Divagação
Mais de mim eu não aguento. Sou apenas um que passeia com a multidão. Meus passos não adiantam o relógio e nem trazem o sol. Sou tão pequenino que minha sombra não alcança o outro lado da rua. Vivo por entre a multidão. Sou, nesse mar de gente, apenas o gotejar de uma vaga e frágil lembrança.
Minhas dores não acordam o mundo. Meus sonhos não alteram a rotação dos planetas. Sou, por vários motivos, apenas mais um que transita, que se cansa e nunca se esquece: amanhã outros de mim sairão à rua e, sem saber, como eu, viverão alegrias e tristezas. Assim é a vida, assim é nossa frágil existência. Saber o quanto de mim não interfere no dia ou na noite que se iniciam, não me fazem derramar lágrimas.

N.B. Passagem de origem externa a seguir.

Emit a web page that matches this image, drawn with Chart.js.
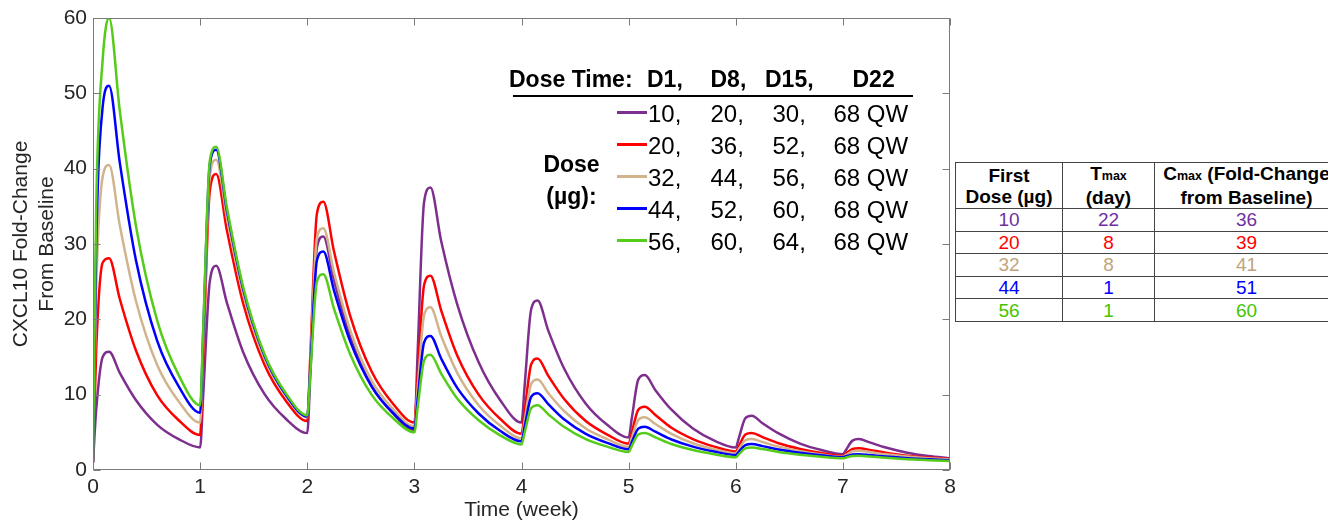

Tem, por assim dizer, algo em mim que me cativa, algo que me faz avançar: sei que mesmo tão frágil e pequenino, sei que o dia de hoje teve suas dádivas, e de amanhã outras esperanças. Que elas nunca cessam, que sejam apenas utopias, mas que sejam alguma coisa que não me cegue ante a esse mundo cheio de dores e lamentos, de cegas alegrias que escondem a criança que dorme na rua. Que o prato vazio não se reproduza, que a mãe sem assistência não lamente sobre o ataúde do filho.
Assim eu sou, assim eu vivo, assim eu vou.